His third round included some of the trademark theatrics and escapist shots that have endeared him to fans for years. He only found six of 14 fairways and on the 13th hole, punched a running 3-wood shot under a tree that scooted onto the front of the green. He saved par from 160 yards after punching out of the trees on the ninth after making a birdie from the rough a hole earlier.

For the week, he's hit 21 of 42 fairways and should be sending a note of thanks to the PGA Tour setup crew that, as an experiment of sorts, trimmed the rough back to a more playable 2 ½ inches this week. Otherwise, he might have needed a scythe or sickle to hack his way out of the taller grass.

He birdied three holes in succession on the back nine -- which included blowing the ball over the green in two shots on the 620-yard 16th hole -- to reclaim the lead.

Mickelson, who spent the previous week grinding hard on improving his ailing short game, will play in the penultimate pairing on Sunday with Stuart Appleby, one group ahead of Singh and Westwood. Woods, by comparison, has 15 wins in WGC competition, including six of them at Firestone.

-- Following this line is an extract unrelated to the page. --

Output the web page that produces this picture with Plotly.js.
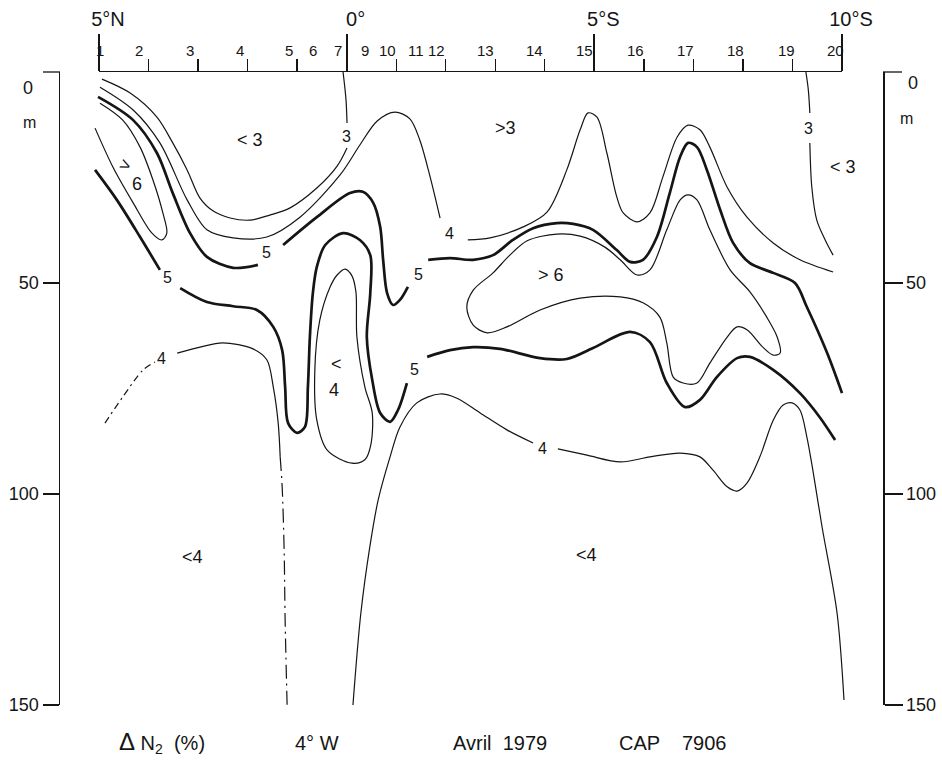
<!DOCTYPE html>
<html>
<head>
<meta charset="utf-8">
<script src="https://cdn.plot.ly/plotly-3.0.1.min.js"></script>
<style>html,body{margin:0;padding:0;background:#fff;}#chart{width:942px;height:768px;}</style>
</head>
<body>
<div id="chart"></div>
<script>
// ---------- DATA (latitude: + north / - south, depth in m) ----------
const stationNums = [1,2,3,4,5,6,7,9,10,11,12,13,14,15,16,17,18,19,20];
const stationLat  = [4.93,4.16,3.13,2.12,1.13,0.63,0.14,-0.42,-0.87,-1.43,-1.86,-2.85,-3.84,-4.85,-5.88,-6.89,-7.88,-8.91,-9.90];
const stationSymbol = ['square','circle','circle','circle','circle','circle','circle','circle','circle','circle','circle','circle','circle','circle','circle','circle-open','circle','circle','circle'];

const latTickVals = [5, 0, -5, -10];
const latTickText = ['5°N', '0°', '5°S', '10°S'];
const depthTickVals = [50, 100, 150];
const depthTickText = ['50', '100', '150'];

// isoline 3 (west)
const c3W_lat = [4.95,4.38,3.84,3.52,3.23,2.97,2.71,2.36,1.96,1.56,1.15,0.61,0.20,0.00,null,0.00,0.02,0.08];
const c3W_dep = [1.7,5.0,10.7,16.8,23.2,29.9,32.9,34.6,35.1,33.9,32.2,27.5,22.3,18.0,null,12.1,6.6,0];
// isoline 3 (east)
const c3E_lat = [-9.27,-9.32,-9.35,null,-9.35,-9.39,-9.49,-9.66,-9.82];
const c3E_dep = [0,4.3,9.7,null,16.8,27.3,35.1,39.8,43.4];
// isoline 4 (upper)
const c4N_lat = [4.99,4.32,3.78,3.23,2.83,2.30,1.62,0.95,0.14,-0.26,-0.61,-0.97,-1.27,-1.47,-1.68,-1.88,null,
  -2.44,-2.89,-3.56,-4.04,-4.44,-4.71,-4.87,-5.05,-5.25,-5.45,-5.58,-5.86,-6.12,-6.38,-6.67,-6.89,-7.13,-7.33,-7.68,-8.08,-8.61,-9.15,-9.82];
const c4N_dep = [3.6,9.0,16.8,30.3,37.4,39.3,39.1,34.4,24.4,17.3,11.6,9.5,11.1,16.1,24.9,34.6,null,
  39.8,39.3,36.7,33.2,23.2,13.7,9.7,10.7,19.2,29.6,33.4,35.5,33.4,24.9,15.4,12.6,13.7,17.8,27.3,34.4,40.5,44.5,47.4];
// isoline 5 (upper, thick)
const c5N_lat = [5.03,4.32,3.84,3.52,3.17,2.83,2.30,1.80,null,1.29,0.61,-0.06,-0.32,-0.53,-0.67,-0.73,-0.81,-0.93,-1.07,-1.23,null,
  -1.64,-2.08,-2.55,-2.95,-3.35,-3.76,-4.24,-4.57,-4.97,-5.45,-5.72,-5.98,-6.26,-6.52,-6.73,-6.89,-7.07,-7.27,-7.54,-7.80,-8.14,-8.61,-9.05,-9.29,-9.70,-10.0];
const c5N_dep = [5.9,11.4,19.2,28.7,38.2,43.8,46.4,45.7,null,41.0,34.4,28.7,28.4,31.0,36.7,44.5,52.4,55.2,54.0,50.9,null,
  44.5,44.1,44.5,43.4,39.8,37.0,35.8,36.0,37.4,42.2,45.0,44.5,39.1,28.7,20.1,16.8,17.8,23.2,32.7,40.5,45.3,47.6,50.0,55.7,66.6,76.1];
// isoline 6 (west tongue)
const c6W_lat = [4.99,4.53,4.18,3.92,3.72,3.64,3.74,3.94,4.32,4.73,5.09];
const c6W_dep = [7.4,11.4,17.8,25.6,33.4,38.2,39.8,38.2,31.0,22.5,13.3];
// isoline 6 (central closed)
const c6C_lat = [-3.29,-3.64,-4.24,-4.71,-5.21,-5.52,-5.86,-6.12,-6.46,-6.73,-6.89,-7.07,-7.33,-7.74,-8.14,-8.48,-8.69,-8.75,-8.61,-8.40,-8.08,-7.88,-7.68,-7.33,-7.07,-6.79,-6.59,-6.46,-6.32,-5.98,-5.52,-4.71,-3.90,-3.23,-2.83,-2.55,-2.42,-2.55,-2.95,-3.29];
const c6C_dep = [43.4,40.0,38.4,38.9,41.5,44.5,48.1,46.9,37.4,30.3,29.1,30.3,37.4,46.9,52.1,58.1,62.8,66.6,67.1,65.2,61.1,60.4,62.8,69.0,73.7,73.7,72.3,64.2,58.1,54.7,53.3,53.6,56.4,60.4,61.8,60.0,55.7,51.7,47.6,43.4];
// isoline 5 (lower, thick)
const c5S_lat = [5.09,4.65,4.18,3.78,null,3.37,2.83,2.30,1.82,1.49,1.31,1.25,1.19,1.01,0.85,0.79,0.75,0.69,0.61,0.44,0.08,-0.26,-0.47,-0.47,-0.40,-0.51,-0.67,-0.87,-1.03,-1.21,null,
  -1.62,-2.08,-2.55,-3.09,-3.90,-4.44,-4.97,-5.72,-6.12,-6.46,-6.83,-7.13,-7.47,-7.88,-8.14,-8.61,-9.15,-9.55,-9.86];
const c5S_dep = [23.2,30.3,39.1,46.9,null,51.2,54.5,55.5,56.4,60.4,65.9,74.6,83.2,85.5,84.1,74.6,62.8,52.4,46.2,41.0,38.2,39.8,43.4,52.4,62.8,73.0,80.8,82.9,80.1,73.7,null,
  67.5,65.9,65.2,65.6,67.8,68.0,65.4,61.6,64.0,73.7,79.4,77.7,72.3,67.8,67.5,70.6,76.1,81.8,87.2];
// isoline 4 (south-west, three pieces)
const c4SWa_lat = [4.89,4.53,4.12,3.88];
const c4SWa_dep = [83.2,77.0,70.6,68.7];
const c4SWb_lat = [3.43,2.97,2.51,1.90,1.62,1.49,1.39,1.35];
const c4SWb_dep = [66.6,65.2,64.2,65.6,68.2,74.6,83.2,91.2];
const c4SWc_lat = [1.35,1.31,1.27,1.25,1.21];
const c4SWc_dep = [91.2,98.3,113.3,129.9,150];
// isoline 4 (closed cell near equator)
const c4L_lat = [0.65,0.55,0.34,0.20,0.04,-0.10,-0.18,-0.20,-0.36,-0.51,-0.48,-0.36,-0.10,0.40,0.61,0.65];
const c4L_dep = [70.6,58.8,50.9,48.1,46.7,48.3,52.1,62.8,74.6,80.8,88.4,91.9,92.7,89.6,82.5,70.6];
// isoline 4 (south)
const c4S_lat = [-0.12,-0.28,-0.46,-0.63,-0.87,-1.07,-1.41,-1.88,-2.22,-2.69,-3.23,-3.76,null,
  -4.26,-4.85,-5.52,-6.12,-6.73,-7.13,-7.39,-7.68,-7.88,-8.08,-8.34,-8.61,-8.81,-8.99,-9.15,-9.29,-9.41,-9.60,-9.90,-10.04];
const c4S_dep = [150,128.2,112.6,101.4,91.2,84.1,78.4,76.3,77.3,80.8,84.8,87.9,null,
  89.3,90.8,92.4,91.2,90.3,91.2,94.3,98.3,99.3,97.4,91.2,82.5,78.9,78.4,80.1,86.5,94.3,108.0,128.2,148.8];

// contour labels [text, lat, depth]
const lineLabels = [
  ['3', 0.02, 15.4], ['3', -9.32, 13.3],
  ['4', -2.08, 38.2], ['4', 3.74, 67.8], ['4', -3.94, 89.1],
  ['5', 1.62, 42.7], ['5', -1.45, 47.9], ['5', 3.62, 48.8], ['5', -1.37, 70.6]
];
// region labels [text, lat, depth, angle]
const regionLabels = [
  ['&lt; 3', 1.96, 16.1, 0], ['&gt;3', -3.21, 13.3, 0], ['&lt; 3', -10.02, 22.5, 0],
  ['&gt;', 4.48, 22.0, 25], ['6', 4.24, 26.5, 0],
  ['&gt; 6', -4.12, 48.1, 0],
  ['&lt;', 0.22, 69.2, 0], ['4', 0.26, 75.4, 0],
  ['&lt;4', 3.13, 114.9, 0], ['&lt;4', -4.83, 114.5, 0]
];
const footer = ['<span style="font-size:24px">Δ</span> N<sub>2</sub>  (%)', '4° W', 'Avril  1979', 'CAP    7906'];

// ---------- BUILD ----------
const INK = '#151515';
const FONT = 'Liberation Sans, Arial, sans-serif';
function iso(lat, dep, width, dash, yax) {
  return {type:'scatter', mode:'lines', x:lat, y:dep, xaxis:'x', yaxis:yax||'y',
    connectgaps:false, hoverinfo:'skip',
    line:{color:INK, width:width, shape:'spline', smoothing:0.9, dash:dash||'solid'}};
}
const THIN = 1.2, THICK = 2.7;
const traces = [
  iso(c3W_lat, c3W_dep, THIN),
  iso(c3E_lat, c3E_dep, THIN, 'solid', 'y2'),
  iso(c4N_lat, c4N_dep, THIN),
  iso(c5N_lat, c5N_dep, THICK),
  iso(c6W_lat, c6W_dep, THIN),
  iso(c6C_lat, c6C_dep, THIN),
  iso(c5S_lat, c5S_dep, THICK),
  iso(c4SWa_lat, c4SWa_dep, THIN, '7px,4px,2px,4px'),
  iso(c4SWb_lat, c4SWb_dep, THIN),
  iso(c4SWc_lat, c4SWc_dep, THIN, '14px,5px,2px,5px'),
  iso(c4L_lat, c4L_dep, THIN),
  iso(c4S_lat, c4S_dep, THIN),
  {type:'scatter', mode:'markers', x:stationLat, y:stationLat.map(()=>-1), xaxis:'x2', yaxis:'y',
   cliponaxis:false, hoverinfo:'skip',
   marker:{size:5, color:INK, symbol:stationSymbol, line:{color:INK, width:1.2}}}
];

const annotations = [];
stationNums.forEach((n,i)=>annotations.push({text:String(n), x:stationLat[i], xref:'x2', y:1, yref:'paper',
  xanchor:'center', yanchor:'bottom', yshift:11, xshift:-2, showarrow:false, font:{family:FONT, size:15, color:INK}}));
lineLabels.forEach(l=>annotations.push({text:l[0], x:l[1], y:l[2], xref:'x', yref:'y', xanchor:'center', yanchor:'middle',
  showarrow:false, font:{family:FONT, size:16, color:INK}}));
regionLabels.forEach(l=>annotations.push({text:l[0], x:l[1], y:l[2], xref:'x', yref:'y', xanchor:'center', yanchor:'middle',
  showarrow:false, textangle:l[3], font:{family:FONT, size:18, color:INK}}));
// axis unit labels
[['0',-0.039,0.975,18],['m',-0.037,0.921,16],['0',1.0365,0.983,18],['m',1.028,0.927,16]].forEach(a=>annotations.push({
  text:a[0], x:a[1], y:a[2], xref:'paper', yref:'paper', xanchor:'center', yanchor:'middle', showarrow:false,
  font:{family:FONT, size:a[3], color:INK}}));
const footX = [0.124, 0.3123, 0.5346, 0.7448];
footer.forEach((t,i)=>annotations.push({text:t, x:footX[i], y:-0.060, xref:'paper', yref:'paper', xanchor:'center',
  yanchor:'middle', showarrow:false, font:{family:FONT, size:20, color:INK}}));

const yCommon = {range:[150,0], showline:true, linecolor:INK, linewidth:1.5, ticks:'outside', tickcolor:INK,
  tickwidth:1.3, tickmode:'array', tickvals:depthTickVals, ticktext:depthTickText, showgrid:false, zeroline:false,
  tickfont:{family:FONT, size:18, color:INK}, fixedrange:true};

// short ticks at 0 m on both depth axes
const shapes = [
  {type:'line', xref:'paper', yref:'paper', x0:-17/823, x1:0, y0:1, y1:1, line:{color:INK, width:1.3}},
  {type:'line', xref:'paper', yref:'paper', x0:1, x1:1+19/823, y0:1, y1:1, line:{color:INK, width:1.3}}
];

const layout = {
  width:942, height:768, margin:{l:60, r:59, t:72, b:63}, showlegend:false,
  paper_bgcolor:'#fff', plot_bgcolor:'rgba(0,0,0,0)',
  xaxis:{range:[5.798,-10.828], visible:false, fixedrange:true},
  xaxis2:{anchor:'y', side:'top', domain:[0.0474,0.9502], range:[5,-10], showline:true, linecolor:INK, linewidth:1.5,
    ticks:'outside', tickmode:'array', tickvals:latTickVals, ticktext:latTickText, ticklen:37, tickwidth:2, tickcolor:INK,
    minor:{tickmode:'linear', tick0:0, dtick:1, ticks:'outside', ticklen:12, tickwidth:1.3, tickcolor:INK, showgrid:false},
    showgrid:false, zeroline:false, ticklabelshift:-9, tickfont:{family:FONT, size:20, color:INK}, fixedrange:true},
  yaxis:Object.assign({}, yCommon, {anchor:'x', side:'left', ticklen:16}),
  yaxis2:Object.assign({}, yCommon, {anchor:'x', side:'right', overlaying:'y', ticklen:18}),
  shapes:shapes,
  annotations:annotations
};
Plotly.newPlot('chart', traces, layout, {staticPlot:true, displayModeBar:false});
</script>
</body>
</html>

"It would be nice to win a WGC, it really would," Mickelson said. "I haven't really thought about it too much. I think maybe 20 years from now or 30 years from now they'll have prestige, much like I think the guys who first won the Masters had no idea what this tournament was going to become.

"I have no idea where the WGCs will be 30 years from now. They started midway through my career, so I haven't given them the priority like I do a major or care about like a major.

"But they are always the best fields in the game, they're always on great golf courses, they're always on tough tests of golf, so I think there's a lot of merit to whoever wins those, yeah."